Karena ketika berbicara filologi maka kita juga berbicara tentang “pembayangan masa lalu,” akhirnya kita mampu membayangkan konteks teks tersebut. Sehingga kata atau kalimat yang “rusak” tadi, dapat kita koreksi dengan benar sesuai dengan kehendak sang penulis asli naskah tersebut.

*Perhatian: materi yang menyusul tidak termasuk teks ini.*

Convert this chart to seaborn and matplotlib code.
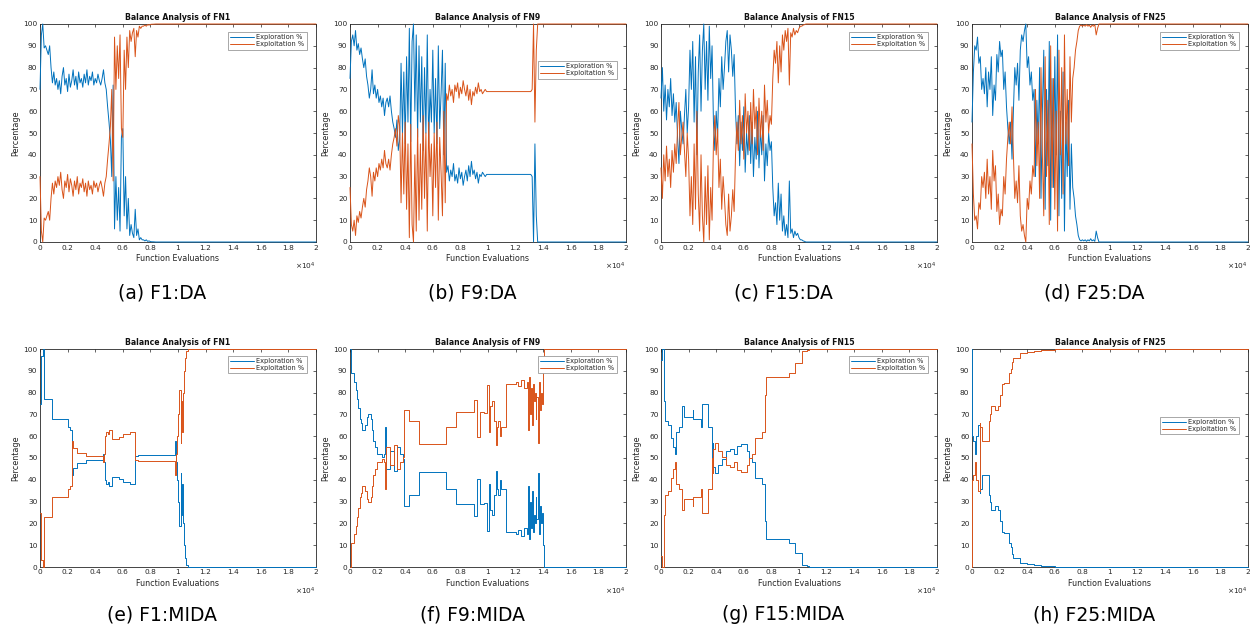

Pemaparan yang sangat sederhana di atas, juga dengan segala keterbatasan ilmu mengenai filologi yang saya miliki, mungkin dapat sedikit menggambarkan betapa besarnya peran dan kontribusi filologi terhadap ilmu humaniora. Ketika dikatakan bahwa ilmu humaniora bertujuan agar manusia lebih mausiawi dan berbudaya, maka saya telah benar-benar melihat langsung pada pribadi Prof. Oman. Dia yang memberikan contoh betapa Islam Nusantara memiliki budaya dan karakter yang sangat kuat untuk membentengi diri dari derasnya budaya luar yang merusak moral. Ini juga merupakan salah satu kontribusi filologi terhadap ilmu humaniora yang nyata saya rasakan sendiri.